/---

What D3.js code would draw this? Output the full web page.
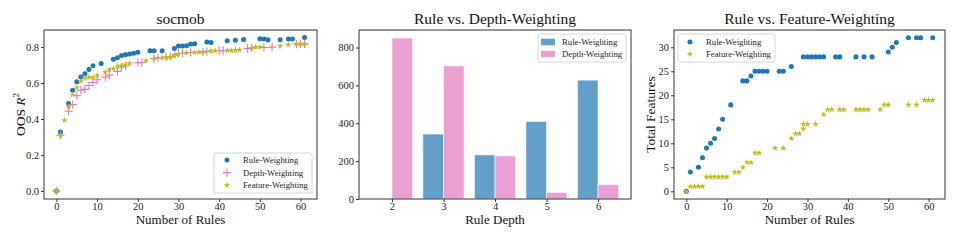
<!DOCTYPE html>
<html>
<head>
<meta charset="utf-8">
<script src="https://cdn.jsdelivr.net/npm/d3@7.9.0/dist/d3.min.js"></script>
<style>
  body { margin: 0; background: #fff; }
  svg { display: block; font-family: "Liberation Serif", "DejaVu Serif", serif; }
</style>
</head>
<body>
<svg id="chart" width="959" height="240"></svg>
<script>
// socmob: OOS R^2 vs number of rules
const ruleX = [0, 1, 3, 4, 5, 6, 7, 8, 9, 11, 14, 15, 16, 17, 18, 19, 20, 23, 24, 26, 29, 30, 31, 32, 33, 34, 37, 38, 42, 44, 46, 50, 51, 52, 55, 57, 58, 61];
const ruleR2 = [0, 0.327, 0.486, 0.56, 0.607, 0.633, 0.652, 0.675, 0.696, 0.709, 0.732, 0.741, 0.753, 0.758, 0.762, 0.766, 0.771, 0.779, 0.779, 0.779, 0.792, 0.806, 0.806, 0.807, 0.817, 0.818, 0.828, 0.826, 0.835, 0.838, 0.842, 0.846, 0.845, 0.84, 0.841, 0.845, 0.845, 0.853];

const depthX = [0, 1, 3, 4, 5, 6, 7, 8, 9, 10, 12, 13, 15, 16, 17, 20, 21, 24, 25, 27, 28, 30, 31, 33, 36, 37, 40, 41, 47, 48, 51, 53, 59, 60, 61];
const depthR2 = [0, 0.31, 0.443, 0.48, 0.53, 0.56, 0.565, 0.586, 0.603, 0.618, 0.633, 0.644, 0.665, 0.688, 0.695, 0.713, 0.714, 0.735, 0.74, 0.745, 0.748, 0.765, 0.766, 0.77, 0.772, 0.775, 0.78, 0.78, 0.792, 0.795, 0.798, 0.8, 0.817, 0.818, 0.818];

const featX = [0, 1, 2, 3, 4, 5, 6, 7, 8, 9, 10, 12, 13, 14, 15, 16, 17, 18, 22, 24, 26, 27, 28, 29, 29, 30, 32, 34, 35, 36, 38, 39, 42, 43, 44, 45, 48, 49, 50, 55, 57, 59, 60, 61];
const featR2 = [0, 0.308, 0.393, 0.467, 0.535, 0.575, 0.61, 0.628, 0.632, 0.632, 0.643, 0.66, 0.675, 0.68, 0.693, 0.697, 0.703, 0.709, 0.725, 0.735, 0.74, 0.743, 0.745, 0.75, 0.755, 0.76, 0.767, 0.77, 0.772, 0.773, 0.778, 0.779, 0.78, 0.78, 0.783, 0.785, 0.795, 0.8, 0.8, 0.805, 0.813, 0.818, 0.818, 0.818];

// total features (third panel)
const ruleFeatures = [0, 4, 5, 7, 9, 10, 11, 13, 15, 18, 23, 23, 24, 25, 25, 25, 25, 25, 25, 26, 28, 28, 28, 28, 28, 28, 28, 28, 28, 28, 28, 29, 30, 31, 32, 32, 32, 32];
const featFeatures = [0, 1, 1, 1, 1, 3, 3, 3, 3, 3, 3, 4, 4, 5, 6, 6, 8, 8, 9, 9, 11, 12, 12, 13, 14, 14, 14, 16, 17, 17, 17, 17, 17, 17, 17, 17, 17, 18, 18, 18, 18, 19, 19, 19];

// rule depth histogram
const depths = [2, 3, 4, 5, 6];
const ruleDepthCounts = [0, 343, 233, 410, 628];
const depthDepthCounts = [850, 703, 228, 35, 75];

const C_BLUE = '#1f77b4', C_PINK = '#e377c2', C_OLIVE = '#bcbd22';
const FONT = '"Liberation Serif", "DejaVu Serif", serif';

const svg = d3.select('#chart');
const plotTop = 30, plotBottom = 199;

const panels = [
  { left: 44, right: 317 },
  { left: 359, right: 631 },
  { left: 674, right: 945 }
];

function frame(g, p) {
  g.append('rect')
    .attr('x', p.left).attr('y', plotTop)
    .attr('width', p.right - p.left).attr('height', plotBottom - plotTop)
    .attr('fill', 'none').attr('stroke', '#333').attr('stroke-width', 1);
}

function drawAxes(g, x, y, xticks, yticks, yfmt) {
  const ax = g.append('g').attr('transform', `translate(0,${plotBottom})`)
    .call(d3.axisBottom(x).tickValues(xticks).tickSize(3).tickPadding(0.5).tickFormat(d3.format('d')));
  const ay = g.append('g').attr('transform', `translate(${x.range()[0]},0)`)
    .call(d3.axisLeft(y).tickValues(yticks).tickSize(3).tickPadding(2).tickFormat(yfmt));
  [ax, ay].forEach(a => {
    a.select('.domain').remove();
    a.selectAll('line').attr('stroke', '#333');
    a.selectAll('text').attr('font-family', FONT).attr('font-size', 10.5).attr('fill', '#222');
  });
}

function title(g, p, txt) {
  g.append('text').attr('x', (p.left + p.right) / 2).attr('y', 24)
    .attr('text-anchor', 'middle').attr('font-size', 15.5).attr('font-family', FONT)
    .attr('fill', '#111').text(txt);
}

function xlabel(g, p, txt) {
  g.append('text').attr('x', (p.left + p.right) / 2).attr('y', 223.5)
    .attr('text-anchor', 'middle').attr('font-size', 13).attr('font-family', FONT)
    .attr('fill', '#111').text(txt);
}

const dot = d3.symbol().type(d3.symbolCircle).size(20);
const star = d3.symbol().type(d3.symbolStar).size(14);
const plus = d3.symbol().type(d3.symbolPlus || d3.symbolCross).size(24);

function drawDots(g, xs, ys, x, y, sym, color, stroke) {
  g.append('g').selectAll('path').data(xs.map((d, i) => [d, ys[i]]))
    .join('path')
    .attr('transform', d => `translate(${x(d[0])},${y(d[1])})`)
    .attr('d', sym)
    .attr('fill', stroke ? 'none' : color)
    .attr('stroke', stroke ? color : 'none')
    .attr('stroke-width', stroke ? 1.1 : 0);
}

function legendBox(g, x0, y0, w, h) {
  g.append('rect').attr('x', x0).attr('y', y0).attr('width', w).attr('height', h)
    .attr('rx', 2).attr('fill', '#fff').attr('fill-opacity', 0.8)
    .attr('stroke', '#ccc').attr('stroke-width', 0.8);
}
function legendText(g, x0, y0, txt) {
  g.append('text').attr('x', x0).attr('y', y0).attr('dy', '0.35em')
    .attr('font-size', 8.7).attr('font-family', FONT).attr('fill', '#222').text(txt);
}

// ---- panel 1: socmob ----
{
  const p = panels[0];
  const g = svg.append('g');
  const x = d3.scaleLinear().domain([-3.05, 64.05]).range([p.left, p.right]);
  const y = d3.scaleLinear().domain([-0.045, 0.895]).range([plotBottom, plotTop]);
  drawDots(g, ruleX, ruleR2, x, y, dot, C_BLUE, false);
  drawDots(g, depthX, depthR2, x, y, plus, C_PINK, true);
  drawDots(g, featX, featR2, x, y, star, C_OLIVE, false);
  frame(g, p);
  drawAxes(g, x, y, d3.range(0, 61, 10), [0, 0.2, 0.4, 0.6, 0.8], d3.format('.1f'));
  title(g, p, 'socmob');
  xlabel(g, p, 'Number of Rules');
  const yl = g.append('text').attr('transform', `translate(25,${(plotTop + plotBottom) / 2}) rotate(-90)`)
    .attr('text-anchor', 'middle').attr('font-size', 13.5).attr('font-family', FONT).attr('fill', '#111');
  yl.append('tspan').text('OOS ');
  yl.append('tspan').attr('font-style', 'italic').text('R');
  yl.append('tspan').attr('font-size', 9).attr('dy', -6).text('2');

  const lg = g.append('g');
  legendBox(lg, 214, 153, 98, 40);
  const names = ['Rule-Weighting', 'Depth-Weighting', 'Feature-Weighting'];
  const syms = [[dot, C_BLUE, false], [plus, C_PINK, true], [star, C_OLIVE, false]];
  names.forEach((n, i) => {
    const yy = 160 + i * 12.6;
    const s = syms[i];
    lg.append('path').attr('transform', `translate(227,${yy})`).attr('d', s[0])
      .attr('fill', s[2] ? 'none' : s[1]).attr('stroke', s[2] ? s[1] : 'none').attr('stroke-width', 1.1);
    legendText(lg, 243, yy, n);
  });
}

// ---- panel 2: rule depth bars ----
{
  const p = panels[1];
  const g = svg.append('g');
  const x = d3.scaleLinear().domain([1.36, 6.64]).range([p.left, p.right]);
  const y = d3.scaleLinear().domain([0, 892.5]).range([plotBottom, plotTop]);
  const bw = 0.4;
  g.append('g').selectAll('rect').data(depths.map((d, i) => [d, ruleDepthCounts[i]]))
    .join('rect')
    .attr('x', d => x(d[0] - bw)).attr('width', x(bw) - x(0))
    .attr('y', d => y(d[1])).attr('height', d => y(0) - y(d[1]))
    .attr('fill', C_BLUE).attr('fill-opacity', 0.7).attr('stroke', '#fff').attr('stroke-width', 0.6);
  g.append('g').selectAll('rect').data(depths.map((d, i) => [d, depthDepthCounts[i]]))
    .join('rect')
    .attr('x', d => x(d[0])).attr('width', x(bw) - x(0))
    .attr('y', d => y(d[1])).attr('height', d => y(0) - y(d[1]))
    .attr('fill', C_PINK).attr('fill-opacity', 0.7).attr('stroke', '#fff').attr('stroke-width', 0.6);
  frame(g, p);
  drawAxes(g, x, y, depths, [0, 200, 400, 600, 800], d3.format('d'));
  title(g, p, 'Rule vs. Depth-Weighting');
  xlabel(g, p, 'Rule Depth');

  const lg = g.append('g');
  legendBox(lg, 538, 34, 88, 28);
  [['Rule-Weighting', C_BLUE], ['Depth-Weighting', C_PINK]].forEach((d, i) => {
    const yy = 42 + i * 12;
    lg.append('rect').attr('x', 541).attr('y', yy - 3.3).attr('width', 14).attr('height', 6.6)
      .attr('fill', d[1]).attr('fill-opacity', 0.7);
    legendText(lg, 562, yy, d[0]);
  });
}

// ---- panel 3: total features ----
{
  const p = panels[2];
  const g = svg.append('g');
  const x = d3.scaleLinear().domain([-3.05, 64.05]).range([p.left, p.right]);
  const y = d3.scaleLinear().domain([-1.6, 33.6]).range([plotBottom, plotTop]);
  drawDots(g, ruleX, ruleFeatures, x, y, dot, C_BLUE, false);
  drawDots(g, featX, featFeatures, x, y, star, C_OLIVE, false);
  frame(g, p);
  drawAxes(g, x, y, d3.range(0, 61, 10), d3.range(0, 31, 5), d3.format('d'));
  title(g, p, 'Rule vs. Feature-Weighting');
  xlabel(g, p, 'Number of Rules');
  g.append('text').attr('transform', `translate(655,${(plotTop + plotBottom) / 2}) rotate(-90)`)
    .attr('text-anchor', 'middle').attr('font-size', 13.5).attr('font-family', FONT)
    .attr('fill', '#111').text('Total Features');

  const lg = g.append('g');
  legendBox(lg, 678, 34, 97, 28);
  [['Rule-Weighting', dot, C_BLUE], ['Feature-Weighting', star, C_OLIVE]].forEach((d, i) => {
    const yy = 42 + i * 12;
    lg.append('path').attr('transform', `translate(690,${yy})`).attr('d', d[1]).attr('fill', d[2]);
    legendText(lg, 706, yy, d[0]);
  });
}
</script>
</body>
</html>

\---

▸ **Direction**
Restate only the lines running from the start of the material above through the line containing "19, 19, 19];", ends included. No pictures.

▸ **Result of the task**
What D3.js code would draw this? Output the full web page.
<!DOCTYPE html>
<html>
<head>
<meta charset="utf-8">
<script src="https://cdn.jsdelivr.net/npm/d3@7.9.0/dist/d3.min.js"></script>
<style>
  body { margin: 0; background: #fff; }
  svg { display: block; font-family: "Liberation Serif", "DejaVu Serif", serif; }
</style>
</head>
<body>
<svg id="chart" width="959" height="240"></svg>
<script>
// socmob: OOS R^2 vs number of rules
const ruleX = [0, 1, 3, 4, 5, 6, 7, 8, 9, 11, 14, 15, 16, 17, 18, 19, 20, 23, 24, 26, 29, 30, 31, 32, 33, 34, 37, 38, 42, 44, 46, 50, 51, 52, 55, 57, 58, 61];
const ruleR2 = [0, 0.327, 0.486, 0.56, 0.607, 0.633, 0.652, 0.675, 0.696, 0.709, 0.732, 0.741, 0.753, 0.758, 0.762, 0.766, 0.771, 0.779, 0.779, 0.779, 0.792, 0.806, 0.806, 0.807, 0.817, 0.818, 0.828, 0.826, 0.835, 0.838, 0.842, 0.846, 0.845, 0.84, 0.841, 0.845, 0.845, 0.853];

const depthX = [0, 1, 3, 4, 5, 6, 7, 8, 9, 10, 12, 13, 15, 16, 17, 20, 21, 24, 25, 27, 28, 30, 31, 33, 36, 37, 40, 41, 47, 48, 51, 53, 59, 60, 61];
const depthR2 = [0, 0.31, 0.443, 0.48, 0.53, 0.56, 0.565, 0.586, 0.603, 0.618, 0.633, 0.644, 0.665, 0.688, 0.695, 0.713, 0.714, 0.735, 0.74, 0.745, 0.748, 0.765, 0.766, 0.77, 0.772, 0.775, 0.78, 0.78, 0.792, 0.795, 0.798, 0.8, 0.817, 0.818, 0.818];

const featX = [0, 1, 2, 3, 4, 5, 6, 7, 8, 9, 10, 12, 13, 14, 15, 16, 17, 18, 22, 24, 26, 27, 28, 29, 29, 30, 32, 34, 35, 36, 38, 39, 42, 43, 44, 45, 48, 49, 50, 55, 57, 59, 60, 61];
const featR2 = [0, 0.308, 0.393, 0.467, 0.535, 0.575, 0.61, 0.628, 0.632, 0.632, 0.643, 0.66, 0.675, 0.68, 0.693, 0.697, 0.703, 0.709, 0.725, 0.735, 0.74, 0.743, 0.745, 0.75, 0.755, 0.76, 0.767, 0.77, 0.772, 0.773, 0.778, 0.779, 0.78, 0.78, 0.783, 0.785, 0.795, 0.8, 0.8, 0.805, 0.813, 0.818, 0.818, 0.818];

// total features (third panel)
const ruleFeatures = [0, 4, 5, 7, 9, 10, 11, 13, 15, 18, 23, 23, 24, 25, 25, 25, 25, 25, 25, 26, 28, 28, 28, 28, 28, 28, 28, 28, 28, 28, 28, 29, 30, 31, 32, 32, 32, 32];
const featFeatures = [0, 1, 1, 1, 1, 3, 3, 3, 3, 3, 3, 4, 4, 5, 6, 6, 8, 8, 9, 9, 11, 12, 12, 13, 14, 14, 14, 16, 17, 17, 17, 17, 17, 17, 17, 17, 17, 18, 18, 18, 18, 19, 19, 19];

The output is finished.